KABARBURSA.COM - Menteri Keuangan (Menkeu( Sri Mulyani Indrawati merancang penarikan utang baru sebesar Rp775,9 triliun untuk membiayai Anggaran Pendapatan dan Belanja Negara (APBN) pertama di bawah pemerintahan Prabowo Subianto pada tahun 2025.
Rencana ini tercantum dalam Buku II Nota Keuangan RAPBN 2025 yang dirilis setelah Presiden Joko Widodo (Jokowi) menyampaikan Pidato Kenegaraan RAPBN 2025 dan Nota Keuangan di Gedung DPR RI, Senayan, Jakarta, Jumat, 16 Agustus 2024.
RAPBN 2025 dirancang dengan defisit sebesar 2,53 persen, setara dengan Rp616,2 triliun, lebih besar dibandingkan target tahun ini sebesar 2,29 persen atau Rp522,8 triliun.
“Defisit ini akan terus dijaga pada level yang relatif aman, meskipun kadang bergerak karena situasi ekonomi yang dinamis. Pembiayaan akan dikelola dengan hati-hati, inovatif, dan produktif,” ujar Sri Mulyani yang dikutip Sabtu, 17 Agustus 2024.
Dalam dokumen tersebut, Sri Mulyani merencanakan pembiayaan utang tahun depan sebesar Rp775,9 triliun, meningkat Rp222,8 triliun dari proyeksi pembiayaan utang tahun ini yang sebesar Rp553,1 triliun.
Pengelolaan utang tidak hanya bertujuan untuk menutupi kebutuhan APBN, tetapi juga untuk mendukung pengembangan pasar keuangan domestik.

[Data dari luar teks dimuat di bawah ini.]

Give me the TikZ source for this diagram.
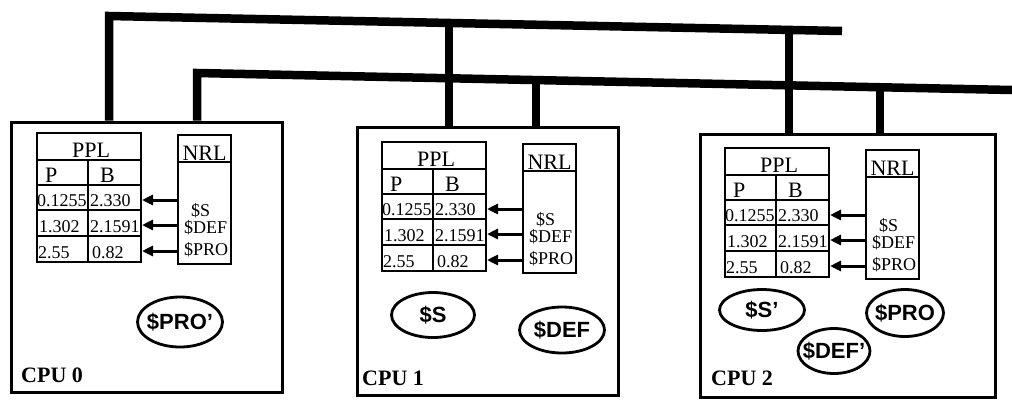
\documentclass[tikz,border=0pt]{standalone}
\usepackage{fontspec}
\setmainfont{Liberation Serif}
\setsansfont{Liberation Sans}
\usetikzlibrary{shapes.geometric,arrows.meta}
\newcommand{\fsz}[1]{\fontsize{#1}{#1}\selectfont}
\tikzset{
  bus/.style={line width=8.5pt, line join=miter},
  cpubox/.style={draw, line width=3pt, rectangle, inner sep=0pt},
  tbl/.style={line width=2.5pt},
  hdr/.style={font=\fsz{22}, inner sep=0pt},
  num/.style={font=\fsz{18}, inner sep=0pt, anchor=base west},
  item/.style={font=\fsz{18}, inner sep=0pt, anchor=base west},
  refarr/.style={line width=3pt, -{Triangle[length=11pt,width=10pt]}},
  blob/.style={ellipse, draw, line width=2.8pt, inner sep=0pt, font=\sffamily\bfseries\fsz{22}},
  cpulabel/.style={font=\bfseries\fsz{22}, inner sep=0pt, anchor=base west},
}
\newcommand{\lists}[3]{%
\begin{scope}[shift={(#2,#3)}]
  \draw[tbl] (0,0) rectangle (104,129);
  \foreach \r in {27,52,77,103} \draw[tbl] (0,\r) -- (104,\r);
  \draw[tbl] (51,27) -- (51,129);
  \draw[tbl] (141,2) rectangle (194,131);
  \draw[tbl] (141,29) -- (194,29);
  \node[hdr, anchor=base] (#1ppl) at (54,24) {PPL};
  \node[hdr, anchor=base west] (#1p) at (8,49) {P};
  \node[hdr, anchor=base east] (#1b) at (78,49) {B};
  \node[hdr, anchor=base] (#1nrl) at (167.5,27) {NRL};
  \node[num] (#1n11) at (0,73) {0.1255};
  \node[num] (#1n12) at (53,73) {2.330};
  \node[num] (#1n21) at (2,99) {1.302};
  \node[num] (#1n22) at (53,99) {2.1591};
  \node[num] (#1n31) at (1,125) {2.55};
  \node[num] (#1n32) at (55,125) {0.82};
  \node[item] (#1s) at (154,83) {\$S};
  \node[item] (#1d) at (147,100) {\$DEF};
  \node[item] (#1r) at (147,122) {\$PRO};
  \coordinate (#1f1) at (141,67); \coordinate (#1t1) at (105,67);
  \coordinate (#1f2) at (141,92); \coordinate (#1t2) at (105,92);
  \coordinate (#1f3) at (141,118); \coordinate (#1t3) at (105,118);
  \draw[refarr] (#1f1) -- (#1t1);
  \draw[refarr] (#1f2) -- (#1t2);
  \draw[refarr] (#1f3) -- (#1t3);
\end{scope}}
\begin{document}
\begin{tikzpicture}[x=1pt,y=-1pt]
\useasboundingbox (0,0) rectangle (1012,400);
% CPU boxes
\node[cpubox, minimum width=271pt, minimum height=270pt] (cpu0) at (146.5,257) {};
\node[cpubox, minimum width=261pt, minimum height=268pt] (cpu1) at (487.5,261) {};
\node[cpubox, minimum width=295pt, minimum height=263pt] (cpu2) at (847.5,265.5) {};
% buses
\coordinate (b1a) at (109,16); \coordinate (b1e) at (842,31);
\coordinate (b1c1) at (449,23); \coordinate (b1c2) at (789,30);
\coordinate (b2a) at (197,73); \coordinate (b2e) at (1012,90);
\coordinate (b2c1) at (536,80); \coordinate (b2c2) at (880,87);
\draw[bus] (b1a |- cpu0.north) -- (b1a) -- (b1e);
\draw[bus] (b2a |- cpu0.north) -- (b2a) -- (b2e);
\draw[bus] (b1c1) -- (b1c1 |- cpu1.north);
\draw[bus] (b2c1) -- (b2c1 |- cpu1.north);
\draw[bus] (b1c2) -- (b1c2 |- cpu2.north);
\draw[bus] (b2c2) -- (b2c2 |- cpu2.north);
% tables
\lists{a}{37}{133}
\lists{b}{382}{142}
\lists{c}{725}{148}
% ellipses
\node[blob, minimum width=85pt, minimum height=50pt] (e0) at (180,322) {\makebox[0pt]{\$PRO'}};
\node[blob, minimum width=83pt, minimum height=45pt] (e1) at (433,315) {\makebox[0pt]{\$S}};
\node[blob, minimum width=85pt, minimum height=46pt] (e2) at (562,330) {\makebox[0pt]{\$DEF}};
\node[blob, minimum width=85pt, minimum height=41pt] (e3) at (762,310) {\makebox[0pt]{\$S'}};
\node[blob, minimum width=77pt, minimum height=47pt] (e4) at (905,313) {\makebox[0pt]{\$PRO}};
\node[blob, minimum width=72pt, minimum height=45pt] (e5) at (834,351) {\makebox[0pt]{\$DEF'}};
% labels
\node[cpulabel] (l0) at (21,382) {CPU 0};
\node[cpulabel] (l1) at (362,385) {CPU 1};
\node[cpulabel] (l2) at (711,385) {CPU 2};
\end{tikzpicture}
\end{document}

Pemerintah memandang utang sebagai instrumen penting, tidak hanya untuk menutupi kekurangan anggaran tetapi juga sebagai alat kebijakan untuk menciptakan pasar keuangan domestik yang lebih dalam, aktif, likuid, inklusif, dan efisien.
Dalam pengelolaan utang, pemerintah menegaskan komitmennya untuk terus mengedepankan prinsip kehati-hatian, menjaga keseimbangan fiskal, dan mengelola risiko fiskal secara cermat.
“Batasan rasio utang 60 persen terhadap Produk Domestik Bruto (PDB) dan defisit APBN 3 persen terhadap PDB adalah cerminan dari disiplin fiskal yang diterapkan untuk memastikan utang pemerintah tetap aman dan terkendali,” ujar Sri Mulyani dalam dokumen tersebut.
Dalam RAPBN tahun anggaran 2025, pembiayaan utang sebesar Rp775,9 triliun akan dipenuhi melalui penarikan pinjaman sebesar Rp133,3 triliun dan penerbitan Surat Berharga Negara (SBN) senilai Rp642,6 triliun.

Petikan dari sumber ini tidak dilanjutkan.